技能実習と特定技能に一貫性をもたせようとする動きからなる議論だと思います。
受入れ見込み数の設定の在り方
これは特定技能の件ですね。
特定技能制度において、各産業分野別に特定技能外国人の受入上限数が設定されています。
その受入れ見込み数の設定プロセスが不透明だということです。
有識者会議では、そのプロセスの透明化を図る議論がされています。
転籍の在り方(技能実習)
技能実習制度において、技能実習生の転籍は原則不可です。
なぜなら、技能実習の在留資格は、どこで どんな 実習をするか計画を立てて許可申請をする在留資格だからです。
しかしながら、現状では、実習先の企業が倒産した時、または実習先の企業でハラスメントを受けたり人権侵害にあったりした場合は、転籍が可能となっています。
それを、こんかいの新制度創設において緩和をしようと議論がされています。
管理監督や支援体制の在り方
監理団体、登録支援機関、外国人技能実習機構の指導監督や支援体制が不十分であることに関してと、悪質な送出機関にも言及した議論がされています。
現段階では、監理団体、登録支援機関、外国人技能実習機構を存続させた上で、要件の厳格化や体制整備などを議論されています。
送出機関に関しては、実効的な二か国間協定の取組を強化するなど議論されています。
外国人の日本語能力向上に向けた取組
現状、技能実習生の日本語能力に関しては、介護職種以外は何も規定がありません。
それを、一定水準の日本語能力を確保できるような仕組みづくりが議論されています。
技能実習制度廃止?技能実習制度はなくなる?
「中間報告書たたき台」を読む限り、技能実習制度は廃止とするものの、新たな制度となって運用されることとなるニュアンスが感じられます。
技能実習制度と特定技能制度が一本化されるのか、別々の制度として運用されるのかは今のところ定かではありませんが、現行の技能実習の部分と特定技能の部分は改善改革をされてこれからも続いていく感じに受け取れます。
また、技能実習の職種と特定技能の分野をそろえる議論をされていることから、これまで以上に技能実習と特定技能の関連性を強め、一貫性を強めていくことで外国人材のキャリアアップを合理的に行える制度にしていこうとしていることが窺えます。
監理団体、登録支援機関はどうなる?
現段階までの有識者会議では、監理団体、登録支援機関を存続させることを前提で議論が展開されています。

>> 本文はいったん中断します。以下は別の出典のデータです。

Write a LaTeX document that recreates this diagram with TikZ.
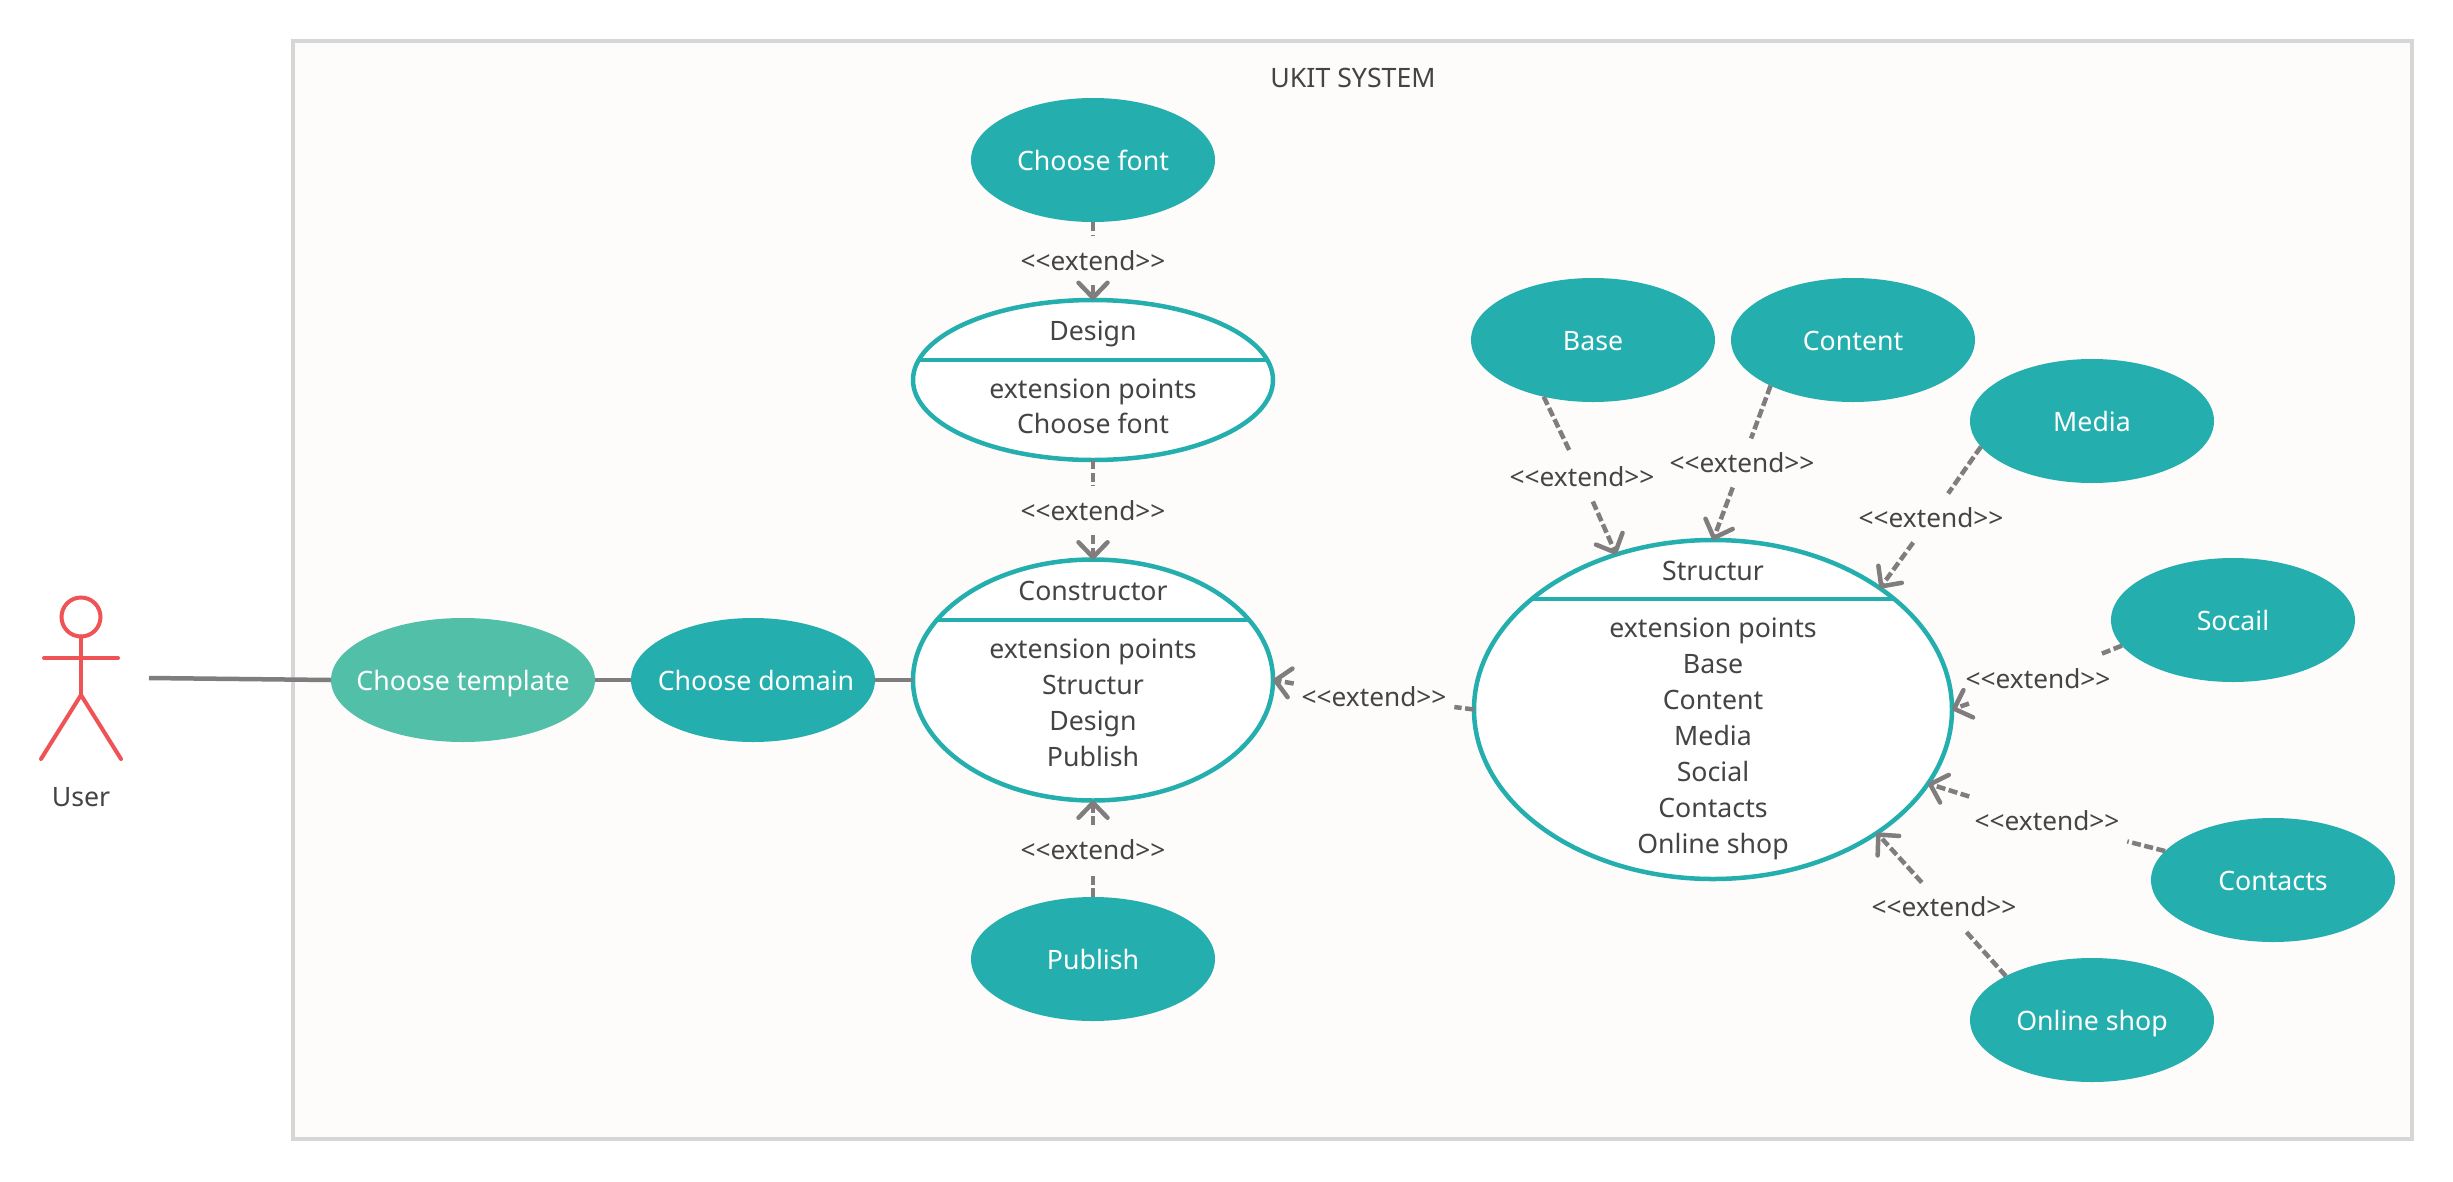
\documentclass[tikz,border=0pt]{standalone}
\usepackage{fontspec}
\setmainfont{Noto Sans}
\usetikzlibrary{shapes.geometric,arrows.meta}
\definecolor{teal1}{HTML}{24AFAE}
\definecolor{mint}{HTML}{52C0A9}
\definecolor{paper}{HTML}{FDFCFB}
\definecolor{framec}{HTML}{D6D6D6}
\definecolor{linec}{HTML}{7F7D7D}
\definecolor{textc}{HTML}{444444}
\definecolor{actorc}{HTML}{F05355}
\newcommand{\ext}{{<}\kern0pt{<}extend{>}\kern0pt{>}}
\tikzset{
  x=1pt,y=-1pt,
  txt/.style={font=\fontsize{26.7}{30}\selectfont,text=textc,inner sep=0pt,outer sep=0pt,anchor=base},
  small/.style={ellipse,fill=teal1,draw=none,minimum width=244pt,minimum height=124pt,inner sep=0pt,outer sep=0pt},
  inside/.style={txt,text=white},
  usecase/.style={ellipse,fill=white,draw=teal1,line width=4.5pt,inner sep=0pt,outer sep=0pt},
  chord/.style={draw=teal1,line width=4.5pt},
  solidline/.style={draw=linec,line width=4.5pt},
  dashline/.style={draw=linec,line width=4.5pt,dash pattern=on 9pt off 3.5pt},
  extline/.style={dashline,-{Straight Barb[round,length=15pt,width=29pt,line width=4.5pt]}},
  extlabel/.style={txt,font=\fontsize{26.2}{30}\selectfont,text height=34pt,text depth=15pt,inner xsep=8pt},
  actor/.style={draw=actorc,line width=4pt,line cap=round}
}
\begin{document}
\begin{tikzpicture}
\useasboundingbox (0,0) rectangle (2453,1181);
\fill[white] (0,0) rectangle (2453,1181);
\draw[draw=framec,fill=paper,line width=4pt] (293,41) rectangle (2412,1139);
\node[txt] (title) at (1353,87) {UKIT SYSTEM};

% actor
\node[circle,draw=actorc,line width=4pt,minimum size=39pt,inner sep=0pt,outer sep=0pt] (head) at (81,617) {};
\coordinate (neck) at (81,695);
\coordinate (armL) at (44,658);
\coordinate (armR) at (118,658);
\coordinate (legL) at (41,759);
\coordinate (legR) at (121,759);
\draw[actor] (head.south) -- (neck);
\draw[actor] (armL) -- (armR);
\draw[actor] (legL) -- (neck) -- (legR);
\node[txt] (user) at (81,806) {User};
\coordinate (userend) at (149,678);

% small use cases
\node[small,fill=mint,minimum width=264pt] (template) at (463,680) {};
\node[small] (domain) at (753,680) {};
\node[small] (font) at (1093,160) {};
\node[small] (publish) at (1093,959) {};
\node[small] (base) at (1593,340) {};
\node[small] (content) at (1853,340) {};
\node[small] (media) at (2092,421) {};
\node[small] (socail) at (2233,620) {};
\node[small] (contacts) at (2273,880) {};
\node[small] (shop) at (2092,1020) {};
\node[inside] (ttemplate) at (463,690) {Choose template};
\node[inside] (tdomain) at (756,690) {Choose domain};
\node[inside] (tfont) at (1093,170) {Choose font};
\node[inside] (tpublish) at (1093,969) {Publish};
\node[inside] (tbase) at (1593,350) {Base};
\node[inside] (tcontent) at (1853,350) {Content};
\node[inside] (tmedia) at (2092,431) {Media};
\node[inside] (tsocail) at (2233,630) {Socail};
\node[inside] (tcontacts) at (2273,890) {Contacts};
\node[inside] (tshop) at (2092,1030) {Online shop};

% big use cases
\node[usecase,minimum width=360pt,minimum height=160pt] (design) at (1093,380) {};
\node[usecase,minimum width=360pt,minimum height=241pt] (constructor) at (1093,680) {};
\node[usecase,minimum width=478pt,minimum height=339pt] (structur) at (1713,709.5) {};
\draw[chord] (918.7,360) -- (1267.3,360);
\draw[chord] (937,620) -- (1249,620);
\draw[chord] (1531.8,599) -- (1894.2,599);

\node[txt] (d1) at (1093,340) {Design};
\node[txt] (d2) at (1093,398) {extension points};
\node[txt] (d3) at (1093,433) {Choose font};

\node[txt] (c1) at (1093,600) {Constructor};
\node[txt] (c2) at (1093,658) {extension points};
\node[txt] (c3) at (1093,694) {Structur};
\node[txt] (c4) at (1093,730) {Design};
\node[txt] (c5) at (1093,766) {Publish};

\node[txt] (s1) at (1713,580) {Structur};
\node[txt] (s2) at (1713,637) {extension points};
\node[txt] (s3) at (1713,673) {Base};
\node[txt] (s4) at (1713,709) {Content};
\node[txt] (s5) at (1713,745) {Media};
\node[txt] (s6) at (1713,781) {Social};
\node[txt] (s7) at (1713,817) {Contacts};
\node[txt] (s8) at (1713,853) {Online shop};

% solid connectors
\draw[solidline] (userend) -- (template.west);
\draw[solidline] (template.east) -- (domain.west);
\draw[solidline] (domain.east) -- (constructor.west);

% extend labels
\node[extlabel] (l1) at (1093,270) {\ext};
\node[extlabel] (l2) at (1093,520) {\ext};
\node[extlabel] (l3) at (1093,859) {\ext};
\node[extlabel] (l4) at (1374,706.5) {\ext};
\node[extlabel] (l5) at (1582,486.5) {\ext};
\node[extlabel] (l6) at (1742,472.5) {\ext};
\node[extlabel] (l7) at (1931,527.5) {\ext};
\node[extlabel] (l8) at (2038,688.5) {\ext};
\node[extlabel] (l9) at (2047,830.5) {\ext};
\node[extlabel] (l10) at (1944,916.5) {\ext};

% extend connectors, interrupted by their labels
\draw[dashline] (font.south) -- (l1);
\draw[extline] (l1) -- (design.north);
\draw[dashline] (design.south) -- (l2);
\draw[extline] (l2) -- (constructor.north);
\draw[dashline] (publish.north) -- (l3);
\draw[extline] (l3) -- (constructor.south);
\draw[dashline] (structur.west) -- (l4);
\draw[extline] (l4) -- (constructor.east);
\draw[dashline] (base.229) -- (l5);
\draw[extline] (l5) -- (structur.122);
\draw[dashline] (content.209) -- (l6);
\draw[extline] (l6) -- (structur.north);
\draw[dashline] (media.193.4) -- (l7);
\draw[extline] (l7) -- (structur.36.5);
\draw[dashline] (socail.193) -- (l8);
\draw[extline] (l8) -- (structur.east);
\draw[dashline] (contacts.165.7) -- (l9);
\draw[extline] (l9) -- (structur.-19.3);
\draw[dashline] (shop.153.4) -- (l10);
\draw[extline] (l10) -- (structur.-37.5);
\end{tikzpicture}
\end{document}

ただ、「要件を厳格化し・・・」とありますので、運営に関しては新たな規定や要件が設けられ、それをクリアしないと退場となることがあるかもしれません。
特に前回の有識者会議では、
「規模が小さく、独自に組合の協同経済事業を実施していない財政収益構造の不安定な監理団体や労働法制の面から違法な取扱いを行った監理団体、支援10項目を行えない登録支援機関などは排除していく方向で考えるべき。」
という意見が出ています。
技能実習や特定技能の制度の他、監理団体や登録支援機関の許可等を受けている協同組合は、協同組合としての体裁が整っているのかも問われるかも知れません。
つまり、協同組合独自の共同購買事業や共同販売事業などの経済活動が行われているかどうかというところを問われる可能性が出てきています。
これから協同組合を設立し、監理団体の許可を得るかの検討について
現段階では、監理団体は存続させるべきという意見が強いようです。
監理団体は今後も必要とされているということですね。
しかし、要件を厳格化する方向で議論が行われています。
新制度発足にあたっては、監理団体の許可要件も厳しくなるでしょう。
ということは、監理団体の許可申請は現行制度上で行うのが良さそうです。
協同組合の設立には3~4カ月程度の期間がかかります。
監理団体の許可申請は協同組合の設立が完了してからになるので、ご検討されている方は急いだほうが良いと思います。
しかし、監理団体の許可申請において無事に許可になっても、その後は厳しくなるであろう制度運用が控えています。
監理団体の運営は今でも片手間的に行えるものではありません。
監理事業をしっかりと専任で行える人材の配置と、絶対に債務超過にならないよう豊富な資金を準備できることが求められます。